Por Isaac Rosa

¿Podemos hablar de Venezuela? Es decir, hablar en serio. Hablar sobre qué ha pasado en el país sudamericano en los últimos dieciséis años, y qué está pasando hoy. Sobre los fracasos del chavismo, y sus éxitos. Sobre las responsabilidades del gobierno, y las de la oposición. Sobre la política de relaciones internacionales seguida por el país, y sobre las injerencias extranjeras en el mismo.

No, evidentemente, no podemos. Para muchos lectores, la sola lectura del anterior párrafo ya provoca el levantamiento de cejas, asoma el colmillo. Decir que queremos “hablar en serio”, insinuar que pueda haber algún “éxito”, colocar la mínima responsabilidad en la oposición o mencionar la injerencia extranjera, hace saltar los resortes de una opinión pública educada en dieciséis años de información parcial. Sí, parcial. E interesada. Digámoslo sin rodeos: desde el principio los grandes medios españoles tomaron partido en el proceso venezolano. Algunos con una agresividad digna de mejores causas, pero en todos los casos sin advertir a sus lectores y espectadores del alineamiento decidido. Y estos dieciséis años han causado estragos.

Yo mismo doy la batalla por perdida, y no pienso dedicar una sola línea a convencerles de esa parcialidad y esos intereses. Cualquiera que se tome la molestia de contrastar la información que consume, habrá tenido en los últimos dieciséis años sobrados ejemplos, y habrá desarrollado una mínima prevención.

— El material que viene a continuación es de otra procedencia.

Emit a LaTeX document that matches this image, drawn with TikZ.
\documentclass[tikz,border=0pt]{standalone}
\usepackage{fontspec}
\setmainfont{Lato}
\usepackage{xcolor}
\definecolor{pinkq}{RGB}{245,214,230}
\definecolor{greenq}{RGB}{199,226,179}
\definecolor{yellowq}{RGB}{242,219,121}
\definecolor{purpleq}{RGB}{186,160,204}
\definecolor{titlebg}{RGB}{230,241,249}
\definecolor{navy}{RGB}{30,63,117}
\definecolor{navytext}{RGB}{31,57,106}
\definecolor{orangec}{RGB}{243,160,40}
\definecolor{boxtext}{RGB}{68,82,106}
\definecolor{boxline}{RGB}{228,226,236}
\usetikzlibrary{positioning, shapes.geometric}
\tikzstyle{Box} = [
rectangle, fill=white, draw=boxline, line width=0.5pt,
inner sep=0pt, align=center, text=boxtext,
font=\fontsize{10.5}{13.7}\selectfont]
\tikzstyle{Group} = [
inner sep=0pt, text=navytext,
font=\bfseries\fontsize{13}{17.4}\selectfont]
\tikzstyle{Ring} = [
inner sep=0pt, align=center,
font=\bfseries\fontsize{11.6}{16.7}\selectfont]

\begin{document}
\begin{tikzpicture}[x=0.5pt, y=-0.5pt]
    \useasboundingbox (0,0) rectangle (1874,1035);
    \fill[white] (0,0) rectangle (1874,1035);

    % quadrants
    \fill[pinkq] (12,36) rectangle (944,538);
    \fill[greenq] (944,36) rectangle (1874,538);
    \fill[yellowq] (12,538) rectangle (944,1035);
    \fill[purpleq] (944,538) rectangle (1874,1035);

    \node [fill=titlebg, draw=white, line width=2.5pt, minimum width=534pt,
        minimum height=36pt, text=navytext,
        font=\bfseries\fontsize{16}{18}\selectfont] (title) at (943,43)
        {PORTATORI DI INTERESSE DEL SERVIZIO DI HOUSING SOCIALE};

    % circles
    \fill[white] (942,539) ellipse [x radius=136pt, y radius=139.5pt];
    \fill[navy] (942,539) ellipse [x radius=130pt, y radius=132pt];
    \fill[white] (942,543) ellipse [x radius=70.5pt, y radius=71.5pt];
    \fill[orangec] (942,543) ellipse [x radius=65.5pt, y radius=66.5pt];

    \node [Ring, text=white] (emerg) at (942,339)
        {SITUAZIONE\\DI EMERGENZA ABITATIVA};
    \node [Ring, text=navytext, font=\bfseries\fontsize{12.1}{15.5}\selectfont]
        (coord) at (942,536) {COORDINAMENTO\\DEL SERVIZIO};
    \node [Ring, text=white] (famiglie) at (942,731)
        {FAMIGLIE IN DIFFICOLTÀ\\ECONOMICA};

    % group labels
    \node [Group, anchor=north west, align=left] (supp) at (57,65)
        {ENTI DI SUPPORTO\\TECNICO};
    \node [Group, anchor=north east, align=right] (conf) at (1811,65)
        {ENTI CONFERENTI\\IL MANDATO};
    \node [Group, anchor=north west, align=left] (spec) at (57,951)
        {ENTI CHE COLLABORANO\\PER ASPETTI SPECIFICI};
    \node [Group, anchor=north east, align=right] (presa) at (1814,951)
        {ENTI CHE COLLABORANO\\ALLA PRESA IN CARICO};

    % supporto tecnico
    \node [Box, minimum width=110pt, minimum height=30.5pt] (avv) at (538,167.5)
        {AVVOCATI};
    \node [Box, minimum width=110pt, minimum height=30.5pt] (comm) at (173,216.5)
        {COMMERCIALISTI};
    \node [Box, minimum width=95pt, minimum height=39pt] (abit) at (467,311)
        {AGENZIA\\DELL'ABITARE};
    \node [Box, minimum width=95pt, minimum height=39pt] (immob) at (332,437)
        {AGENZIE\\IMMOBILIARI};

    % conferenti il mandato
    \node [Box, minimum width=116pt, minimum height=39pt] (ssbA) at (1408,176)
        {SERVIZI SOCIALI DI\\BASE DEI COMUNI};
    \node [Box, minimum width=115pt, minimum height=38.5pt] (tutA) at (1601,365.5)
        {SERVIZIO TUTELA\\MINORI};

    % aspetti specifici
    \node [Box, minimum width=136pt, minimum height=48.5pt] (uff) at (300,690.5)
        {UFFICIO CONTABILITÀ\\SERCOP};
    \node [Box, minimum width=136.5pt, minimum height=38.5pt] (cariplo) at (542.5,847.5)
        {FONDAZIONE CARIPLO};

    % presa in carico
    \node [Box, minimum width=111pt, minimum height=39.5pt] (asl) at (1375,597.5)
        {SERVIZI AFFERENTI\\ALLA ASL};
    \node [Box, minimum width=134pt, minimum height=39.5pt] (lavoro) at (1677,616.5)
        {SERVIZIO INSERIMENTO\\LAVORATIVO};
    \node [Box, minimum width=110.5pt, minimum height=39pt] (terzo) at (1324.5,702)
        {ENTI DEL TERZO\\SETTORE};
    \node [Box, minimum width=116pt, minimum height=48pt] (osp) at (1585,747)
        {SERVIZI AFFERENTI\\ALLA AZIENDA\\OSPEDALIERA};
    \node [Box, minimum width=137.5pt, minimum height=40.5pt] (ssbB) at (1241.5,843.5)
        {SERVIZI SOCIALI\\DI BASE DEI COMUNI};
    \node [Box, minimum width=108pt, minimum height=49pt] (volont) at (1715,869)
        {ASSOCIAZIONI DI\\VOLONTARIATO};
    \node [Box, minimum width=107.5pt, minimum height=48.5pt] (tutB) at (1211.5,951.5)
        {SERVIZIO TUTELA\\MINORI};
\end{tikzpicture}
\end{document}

Estos días, por ejemplo, leyendo y oyendo lo que se publica en España, sabemos que en Venezuela hay opositores detenidos, colas ante tiendas desabastecidas, graves problemas económicos y una creciente fractura política. Todo rigurosamente cierto, es verdad que está pasando. Pero leyendo y oyendo lo que se publica en España no sabemos gran cosa de quiénes son esos opositores ni por qué se les detiene, por qué faltan productos básicos, qué decisiones han conducido a la situación económica actual, o por qué la división entre partidarios y detractores se agranda.

Insisto: solo con plantear estas dudas, uno ya es señalado como chavista, y no hay más discusión posible. Y así dieciséis años, en los que han pasado muchas cosas en Venezuela, pero todas han servido aquí para lo mismo: para alimentar un antichavismo feroz que en pocos países alcanza el nivel de España; y que está presente en la mayoría de medios, en los gobernantes, pero también en la sociedad, incluida parte de la izquierda.

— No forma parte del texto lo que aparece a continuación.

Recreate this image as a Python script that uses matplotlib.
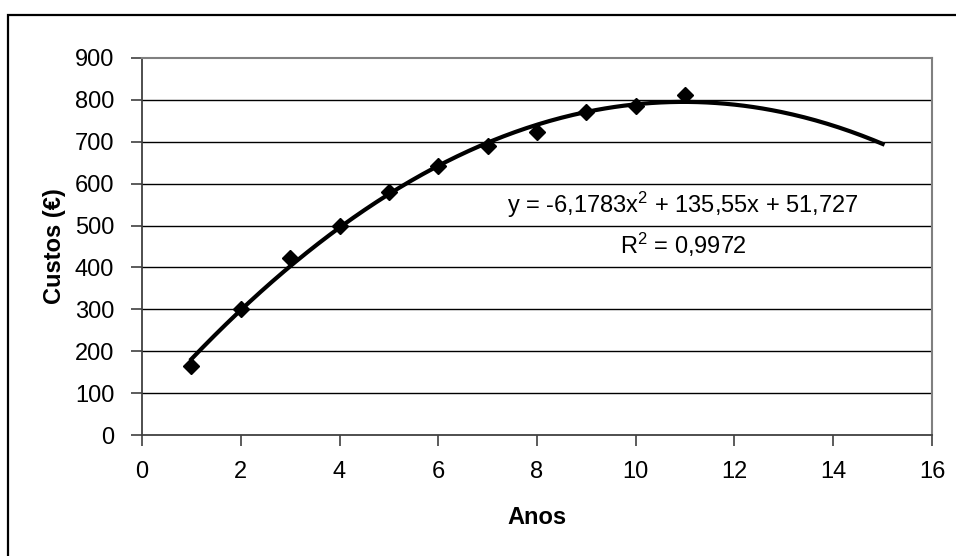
import numpy as np
import matplotlib
matplotlib.use("Agg")
import matplotlib.pyplot as plt
from matplotlib.patches import Rectangle

plt.rcParams['font.family'] = ['Liberation Sans', 'DejaVu Sans']
plt.rcParams['mathtext.fontset'] = 'custom'
plt.rcParams['mathtext.rm'] = 'Liberation Sans'
plt.rcParams['mathtext.it'] = 'Liberation Sans'
plt.rcParams['mathtext.default'] = 'rm'

# Data
anos = [1, 2, 3, 4, 5, 6, 7, 8, 9, 10, 11]
custos = [165, 300, 423, 500, 580, 643, 690, 724, 771, 786, 811]
trend_coefs = [-6.1783, 135.55, 51.727]
trend_range = [1, 15]
x_ticks = [0, 2, 4, 6, 8, 10, 12, 14, 16]
y_ticks = [0, 100, 200, 300, 400, 500, 600, 700, 800, 900]
eq_text = "y = -6,1783x$^{2}$ + 135,55x + 51,727"
r2_text = "R$^{2}$ = 0,9972"

FS = 17
W, H = 956, 556
fig = plt.figure(figsize=(W / 100, H / 100), dpi=100)
fig.patch.set_facecolor('white')

# outer chart frame (extends beyond right/bottom edges)
fig.patches.append(Rectangle((8 / W, -0.1), 1.2, 1 - 15 / H + 0.1,
                             transform=fig.transFigure, fill=False,
                             edgecolor='black', linewidth=1.6, zorder=0))

ax = fig.add_axes([142 / W, 1 - 435 / H, (932 - 142) / W, (435 - 58) / H])
ax.set_xlim(0, 16)
ax.set_ylim(0, 900)
ax.set_xticks(x_ticks)
ax.set_yticks(y_ticks)

for y in y_ticks[1:-1]:
    ax.axhline(y, color='black', linewidth=1.0, zorder=1)

xs = np.linspace(trend_range[0], trend_range[1], 300)
ax.plot(xs, np.polyval(trend_coefs, xs), color='black', linewidth=3.0, zorder=3)
ax.plot(anos, custos, linestyle='none', marker='D', markersize=8.5,
        color='black', zorder=4)

for s in ['top', 'right']:
    ax.spines[s].set_color('#808080')
    ax.spines[s].set_linewidth(1.5)
for s in ['left', 'bottom']:
    ax.spines[s].set_color('#404040')
    ax.spines[s].set_linewidth(1.3)

ax.tick_params(axis='both', direction='out', length=8, width=1.2,
               color='#404040', labelsize=FS)
ax.tick_params(axis='y', pad=12)
ax.tick_params(axis='x', pad=11)

ax.set_xlabel('Anos', fontsize=FS, fontweight='bold', labelpad=16)
ax.set_ylabel('Custos (€)', fontsize=FS, fontweight='bold', labelpad=6)

fig.text(683 / W, 1 - 205 / H, eq_text, fontsize=FS, ha='center', va='center')
fig.text(683 / W, 1 - 245 / H, r2_text, fontsize=FS, ha='center', va='center')

fig.savefig('out.png', dpi=100, facecolor='white')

De ahí la manera en que se frotan las manos los detractores de Podemos. Han encontrado un filón inagotable para desgastar al partido, una vía de agua por la que esperan que se escurran muchos de sus apoyos. Las relaciones que algunos fundadores de Podemos tuvieron con la Venezuela oficialista en el pasado reciente les van a pasar factura, ya veremos de qué tamaño. Y cuanto más empeore la situación venezolana (y empeorará, pero ni siquiera podemos discutir por qué empeorará), más daño para Podemos.

A mí me gustaría que pudiésemos hablar en serio, también de esas relaciones. De qué hicieron allí, qué aprendieron, qué lecciones sacaron de la experiencia. Pero los dirigentes de Podemos han asumido que cualquier intento de explicación está condenado al fracaso, por el peso de esos dieciséis años de condicionamiento. Así que optan por esquivar los ataques, negar, cambiar de tema. Sin éxito: sus detractores han mordido una presa que no van a soltar.

La situación tiene algo de callejón sin salida. Porque para escapar de esa encerrona, los fundadores de Podemos tendrían que empezar por contestar afirmativamente a la pregunta con que empezaba este artículo. Y la respuesta ya la sabemos: no, no podemos. En España no.